When we did do nature journals (after they could give me a good oral description and were observing well), I taught mine to put the date, location, and weather at the top of the page. We got those sketch pads where each page is half unlined, half lined until my children could write neatly without lines. I didn't worry about spelling or punctuation at first. Mine began by going outside, finding something to draw, and then writing three sentences describing something about it. They did it every day. As they got older and better at this, we looked at professional examples and they added background to the things they were drawing and labels and the descriptions began to be longer.

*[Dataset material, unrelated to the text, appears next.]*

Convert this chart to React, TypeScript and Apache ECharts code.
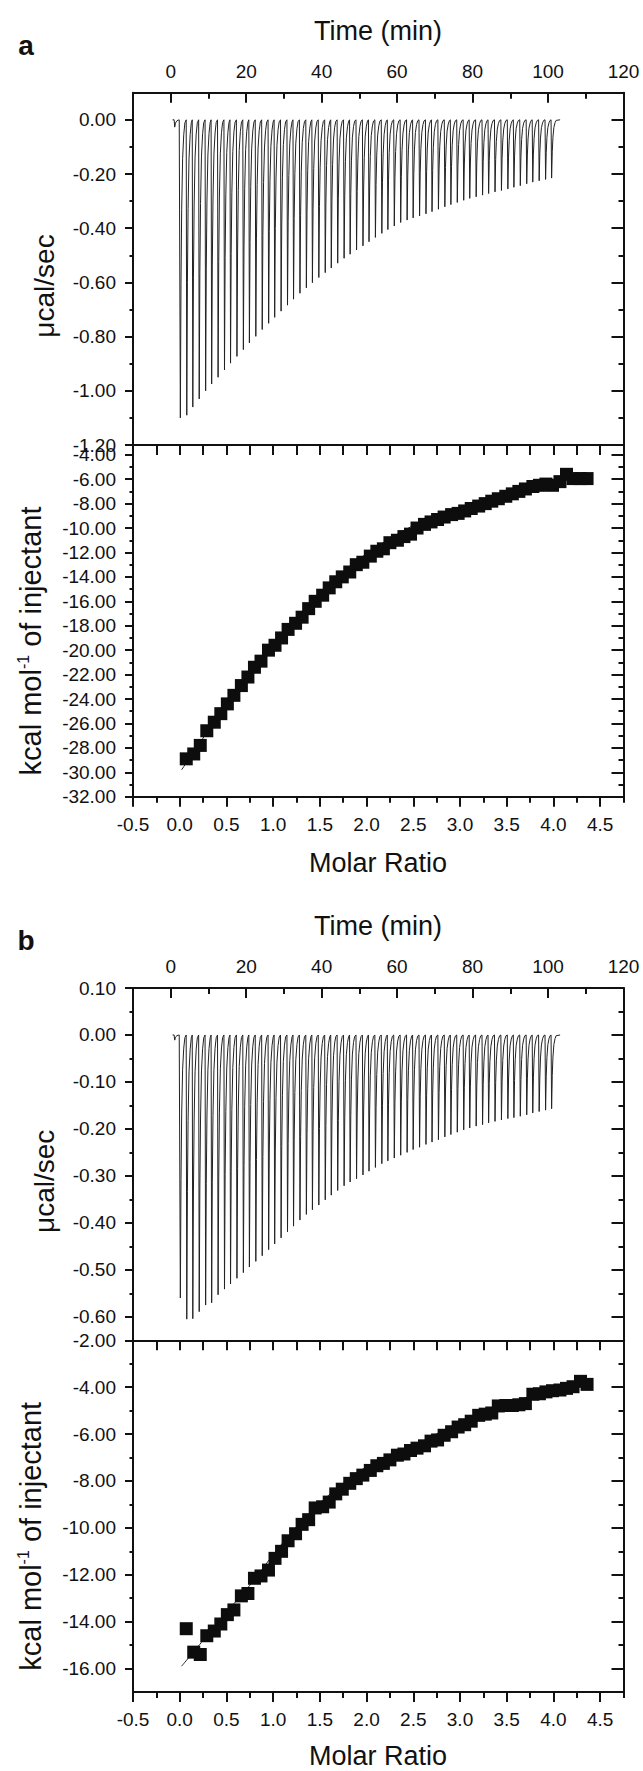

I began to insist that they spell any technical vocabulary correctly and write neatly. They could add colour if they wanted (mostly they didn't).

 

I tried to find some real life naturalists for my children to observe or work with. Our local Audubon sactuary has children's programs. We read some autobiographies of naturalists. I tried to find some community science projects to participate in, like fish counting. I tried to have them do a long-term experiment. (One year we tracked hurricanes. One year we measured the temperature of the yard at different levels throughout the winter. There are some great threads here that describe how to set up a large natural history experiment.) I tried to tell them about some of the things scientists are studying now (you can buy a copy of the magazine Nature or see what your library has). I tried to get my children to think of science as a community of scientists who are expanding our knowledge by doing research and experiments to answer questions about how the world (and universe) works and then telling each other about them. I tried to help them make connections between natural history and other sorts of science and engineering, like pointing out that scientists discovered that slightly rough surfaces slide with less friction through water or air than smooth surfaces by wondering about why shark skin is rough, and how this idea can be applied to ship hulls, aircraft, and medical devices that carry blood.